While the formation of community has been positive, Harris explains that much of his research is a highly complex and often disheartening commentary on Blackness.

Blackness has been created as a category by dominant society: the white community, mostly colonizers. Black music became a thing only because of the push to otherize Black Britons; in many ways, Black culture exists only as an “other” in relation to whiteness. This raises a question of identity that Harris continues to examine: Who has the power to represent self?

In the U.S. especially, Black music is a crucial foundation to American popular music. But as in the UK, it finds its origins in community, folk traditions, and struggle. The industrial nature of the U.S. allows that struggle to be commercialized and disseminated across the globe, creating a sort of paradox. According to Harris, Black individuals must reconcile “being recognized and loved globally, but understanding that people still despise who you are.”

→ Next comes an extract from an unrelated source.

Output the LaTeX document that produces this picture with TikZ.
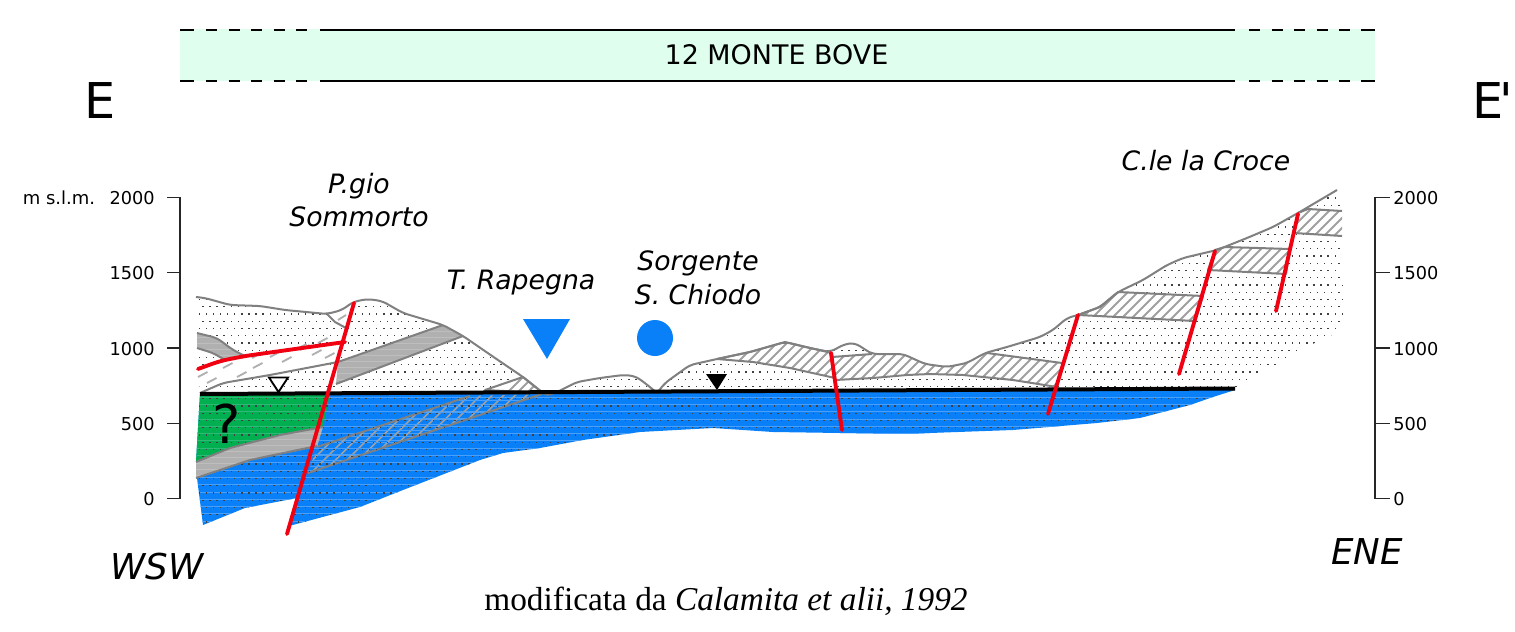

To conduct his research, Harris mostly engages in fieldwork. He spends a significant amount of time in London, engaging with Black communities and listening to live music. His analysis typically involves both sonic and situational elements.

But the most valuable part of Harris’ fieldwork, perhaps, is the community that he himself finds. “Ethnomusicology has for me been a very transformative experience,” he said. “It has helped me to create new global relationships with people ⁠— I consider myself now to have homes in several different places.”